The Deadly Danger of How-To Sermons

Greg Strand – December 26, 2013 Leave a comment

Timothy Raymond has given us an important reminder as we preach which is essential to a faithful preaching of the gospel: “The danger of a how-to.” The concern he raises, which is very real and much more prominent than one would wish is that preaching becomes a series of how-to messages, which in essence becomes moralistic preaching.

The concern, according to Raymond, is that the definition of a Christian has been changed so that it no longer refers to “someone who confesses the gospel and gives reasonable evidence thereunto,” but instead “a Christian is someone who strives to follow Christian ethics.”

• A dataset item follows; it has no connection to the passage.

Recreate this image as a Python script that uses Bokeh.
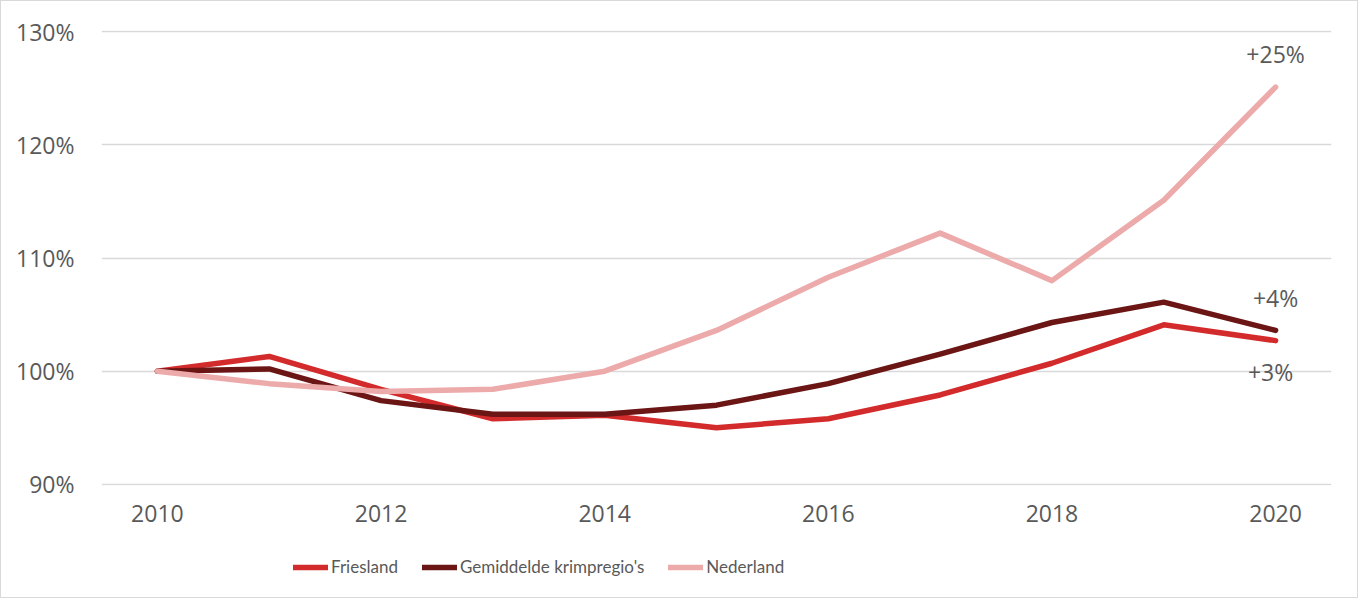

Raymond lays much of the blame on pastors who have given in to the “how-to sermon. . . . ‘Six keys for raising happy children’, ‘Four secrets for a healthy marriage’, ‘Five principles for managing your money.’ ” The problem with such a sermon, he notes, is that “a steady diet of how-to sermons devoid of the gospel, or weak on the gospel, or vague on the gospel, or which simply tack-on the gospel at the end as a sort of formality, implicitly yet powerfully communicate that Christianity is a lifestyle first and a faith second. They place ethics at the core and beliefs at the periphery.”

This is not to suggest that there is no place for ethics or lifestyle. There is but it arises from the gospel, so the order and priority are essential or we miss the gospel and generate moralism. It must get the indicative, that which Christ has done, and the imperative, that which we are commanded in light of having believed and received what Christ has done, right: the indicative is foundational to the imperative; the imperative is grounded in the indicative. This means we embrace the gospel and affirm there are also entailments to the gospel.

In conclusion, “evangelicals are evangelicals not because we follow four principles, five keys, or six secrets. In the end, evangelicals are evangelicals because we build our lives on the gospel alone.”

I heartily concur. As we consider our lives and ministry, particularly our teaching and preaching, are we evangelical?